Gilbane has several projects under way in its core education and health care sectors. These include a joint venture with LiRo on the $375-million University at Buffalo School of Medicine and Biomedical Sciences. Set for completion in December 2016, the school is currently the city's largest project.
Major K-12 projects, which account for about 21% of Gilbane's active work in the tristate region, include the two-phase, $1.2-billion Rochester School Modernization Program. Gilbane is the program manager on the $325-million first phase.
One of the firm's most challenging recent projects was its joint venture with McKissack on the Henry Carter facility. Work required a gut renovation of the former North General Hospital in Harlem and construction of a 164-bed nursing facility to accommodate the relocation of patients from Roosevelt Island's Coler-Goldwater facility.
The job's 36-month construction schedule had to be compressed to just 18 months to meet New York City's mandate to break ground on Roosevelt Island's Cornell Applied Science Center by the end of 2013, the company says. The joint venture used a form of integrated project delivery that included proactive preconstruction to complete the project on time.
Bill Gilbane says the company's regional revenue should rise to $985 million by year-end, mostly through expansion in such markets as commercial, mixed-use, residential high-rise, sports and entertainment.
To that end, the firm's largest project to break ground in 2013 was in the cultural space. Gilbane is the construction manager on the $70-million restoration, expansion and modernization of Kings Theatre, a historic performance space in Brooklyn. The firm is restoring the marquee and the terra-cotta and brick facades of the landmark theater built in 1929 and is doing a major rehabilitation of the interior spaces that includes significant plaster and wood repair.
The Martinez + Johnson Architecture-designed building will also be expanded to 105,000 sq ft from its original 85,000 sq ft and include a two-story addition in the back of the stage so the theater can be used as a live performance venue. When completed this December, the theater is expected to host 200 to 250 live performances a year.

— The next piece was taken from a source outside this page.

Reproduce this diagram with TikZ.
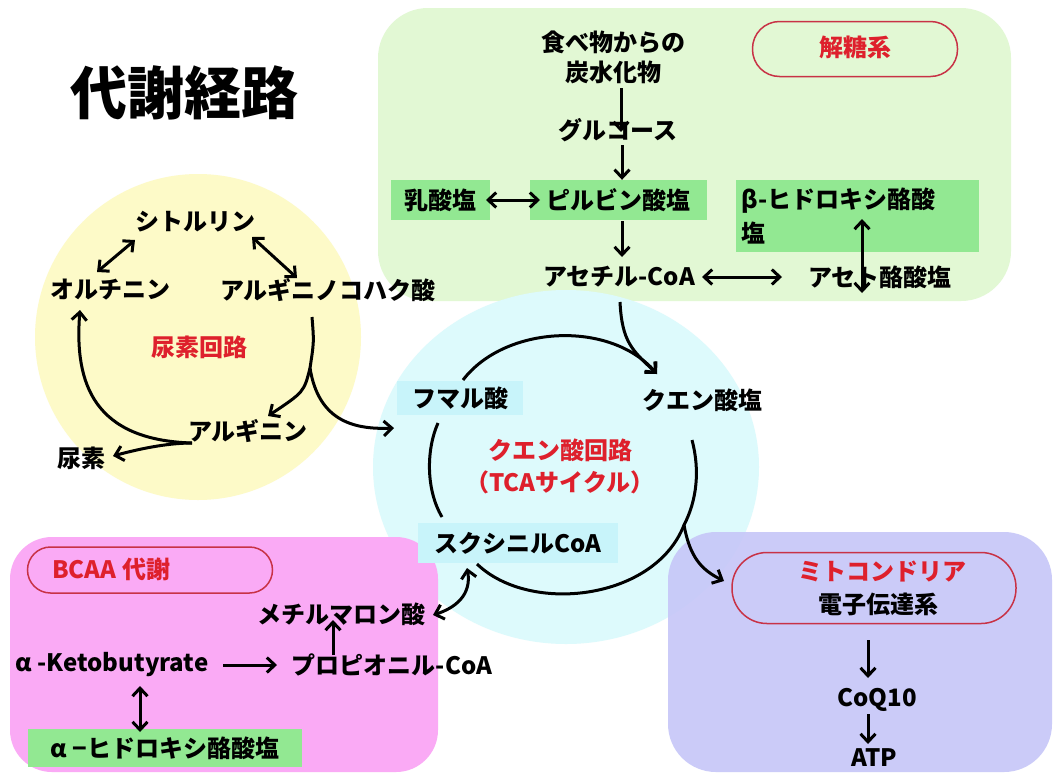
\documentclass[tikz,border=0pt]{standalone}
\usepackage{fontspec}
\setmainfont{Noto Sans CJK JP}
\usetikzlibrary{arrows.meta}
\definecolor{glyc}{RGB}{226,248,212}
\definecolor{ureabg}{RGB}{253,250,200}
\definecolor{tcabg}{RGB}{221,250,252}
\definecolor{bcaabg}{RGB}{250,170,245}
\definecolor{mitobg}{RGB}{198,198,248}
\definecolor{lgreen}{RGB}{146,232,146}
\definecolor{lcyan}{RGB}{200,244,250}
\definecolor{redtxt}{RGB}{222,32,44}
\definecolor{redline}{RGB}{200,50,70}
\begin{document}
\begin{tikzpicture}[x=1pt,y=-1pt,
  lbl/.style={font=\bfseries\fontsize{24}{28}\selectfont, inner sep=2pt, text=black},
  rlbl/.style={lbl, text=redtxt},
  gbox/.style={lbl, fill=lgreen, minimum height=40pt},
  cbox/.style={lbl, fill=lcyan, minimum height=34pt},
  tagbox/.style={draw=redline, line width=1.5pt},
  arr/.style={-{Straight Barb[length=8pt,width=15pt]}, line width=3pt},
  darr/.style={{Straight Barb[length=8pt,width=15pt]}-{Straight Barb[length=8pt,width=15pt]}, line width=3pt},
  cyc/.style={line width=3pt}
]
\useasboundingbox (0,0) rectangle (1056,774);
\fill[white] (0,0) rectangle (1056,774);
% backgrounds
\fill[glyc, rounded corners=50pt] (378,8) rectangle (1011,301);
\fill[ureabg] (198,337) circle[radius=163];
\fill[tcabg] (566,467) ellipse[x radius=193, y radius=177];
\fill[bcaabg, rounded corners=42pt] (10,537) rectangle (438,772);
\fill[mitobg, fill opacity=0.9, rounded corners=48pt] (668,532) rectangle (1052,772);

% title
\node[font=\bfseries\fontsize{57}{62}\selectfont, inner sep=0pt] (title) at (184,93) {代謝経路};

% ---------------- glycolysis ----------------
\node[tagbox, minimum width=205pt, minimum height=55pt, rounded corners=27pt] (gtag) at (855,49) {};
\node[rlbl] (gtagt) at (855,47) {解糖系};
\node[lbl, align=center, font=\bfseries\fontsize{24}{30}\selectfont] (food) at (613,57) {食べ物からの\\炭水化物};
\node[lbl] (glc) at (618,130) {グルコース};
\node[gbox, minimum width=177pt] (pyr) at (618,200) {ピルビン酸塩};
\node[gbox, minimum width=99pt] (lac) at (440,200) {乳酸塩};
\node[lbl] (acoa) at (619,277) {アセチル-CoA};
\node[lbl] (aceto) at (880,277) {アセト酪酸塩};
\node[lbl, fill=lgreen, minimum width=243pt, minimum height=72pt, align=left, anchor=north west,
      text width=232pt, font=\bfseries\fontsize{24}{34}\selectfont] (bhb) at (736,180) {β-ヒドロキシ酪酸\\塩};

\coordinate (f1) at (621,88);
\coordinate (f2) at (621,132);
\draw[arr] (f1) -- (f2);
\coordinate (g1) at (622,145);
\draw[arr] (g1) -- (pyr.north -| g1);
\coordinate (p1) at (622,221);
\coordinate (p2) at (622,257);
\draw[arr] (p1) -- (p2);
\coordinate (l1) at (486,200);
\coordinate (l2) at (540,200);
\draw[darr] (l1) -- (l2);
\coordinate (a1) at (702,277);
\coordinate (a2) at (782,277);
\draw[darr] (a1) -- (a2);
\coordinate (b1) at (862,219);
\coordinate (b2) at (862,293);
\draw[darr] (b1) -- (b2);

% ---------------- urea cycle ----------------
\node[lbl] (cit) at (195,222) {シトルリン};
\node[lbl] (orn) at (110,290) {オルチニン};
\node[lbl] (asa) at (328,290) {アルギニノコハク酸};
\node[rlbl] (ucyc) at (199,347) {尿素回路};
\node[lbl] (arg) at (248,431) {アルギニン};
\node[lbl] (urea) at (81,458) {尿素};

\coordinate (c1) at (135,240);
\coordinate (c2) at (97,272);
\draw[darr] (c1) -- (c2);
\coordinate (c3) at (252,237);
\coordinate (c4) at (297,278);
\draw[darr] (c3) -- (c4);
\coordinate (u1) at (312,317);
\coordinate (u2) at (310,368);
\coordinate (u3) at (268,416);
\coordinate (u4) at (394,428);
\draw[cyc] (u1) .. controls (314,342) .. (u2);
\draw[arr] (u2) .. controls (304,392) .. (u3);
\draw[arr] (u2) .. controls (318,418) and (350,430) .. (u4);
\coordinate (r0) at (192,443);
\coordinate (r1) at (80,310);
\coordinate (r2) at (113,456);
\draw[arr] (r0) .. controls (95,440) and (74,385) .. (r1);
\draw[arr] (r0) .. controls (165,443) and (135,450) .. (r2);

% ---------------- TCA cycle ----------------
\node[cbox, minimum width=126pt] (fum) at (460,398) {フマル酸};
\node[lbl] (cit2) at (702,400) {クエン酸塩};
\node[rlbl, align=center, font=\bfseries\fontsize{24}{32}\selectfont] (tca) at (560,466) {クエン酸回路\\（TCAサイクル）};
\node[cbox, minimum width=200pt, minimum height=40pt] (suc) at (518,543) {スクシニルCoA};

\coordinate (t1) at (463,380);
\coordinate (t2) at (657,374);
\draw[arr] (t1) .. controls (505,325) and (610,320) .. (t2);
\coordinate (t0) at (620,302);
\draw[arr] (t0) .. controls (622,342) and (632,350) .. (t2);
\coordinate (t3) at (692,440);
\coordinate (t4) at (684,525);
\coordinate (t5) at (477,564);
\draw[cyc] (t3) .. controls (700,470) and (697,500) .. (t4)
  .. controls (655,600) and (530,615) .. (t5);
\coordinate (t6) at (438,423);
\coordinate (t7) at (442,517);
\draw[cyc] (t6) .. controls (426,450) and (426,490) .. (t7);
\coordinate (m0) at (724,581);
\draw[arr] (t4) .. controls (690,558) and (702,570) .. (m0);
\coordinate (s1) at (467,568);
\coordinate (s2) at (433,615);

% ---------------- BCAA ----------------
\node[tagbox, minimum width=245pt, minimum height=46pt, rounded corners=23pt] (btag) at (150,570) {};
\node[rlbl, anchor=west] (btagt) at (50,569) {BCAA 代謝};
\node[lbl] (mma) at (341,614) {メチルマロン酸};
\node[lbl] (akb) at (112,665) {α -Ketobutyrate};
\node[lbl] (prop) at (392,665) {プロピオニル-CoA};
\node[gbox, minimum width=274pt, minimum height=38pt] (ahb) at (165,748) {α −ヒドロキシ酪酸塩};

\draw[darr] (s1) .. controls (472,595) and (455,608) .. (s2);
\coordinate (pp1) at (333,655);
\coordinate (pp2) at (333,620);
\draw[arr] (pp1) -- (pp2);
\coordinate (k1) at (223,665);
\coordinate (k2) at (277,665);
\draw[arr] (k1) -- (k2);
\coordinate (h1) at (140,686);
\coordinate (h2) at (140,732);
\draw[darr] (h1) -- (h2);

% ---------------- mitochondria ----------------
\node[tagbox, minimum width=284pt, minimum height=71pt, rounded corners=35pt] (mtag) at (874,588) {};
\node[rlbl] (mito) at (882,572) {ミトコンドリア};
\node[lbl] (etc) at (878,604) {電子伝達系};
\node[lbl] (coq) at (877,700) {CoQ10};
\node[lbl] (atp) at (874,758) {ATP};
\coordinate (e1) at (868,640);
\coordinate (e2) at (868,678);
\draw[arr] (e1) -- (e2);
\coordinate (q1) at (868,714);
\coordinate (q2) at (868,744);
\draw[arr] (q1) -- (q2);
\end{tikzpicture}
\end{document}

"Their internal culture creates community and loyalty," says Joseph Brancato, managing principal at architect Gensler, a longtime project collaborator of Gilbane. "That's important to our clients."
Most recently, the firms teamed up on the Hajjar STEM Center at New Jersey's Dwight Englewood School. The $20-million, Gensler-designed project broke ground on June 3 and is scheduled for completion by July 2015. Gensler and Gilbane are also bidding together on a design-build project in New York City, but would not provide further details.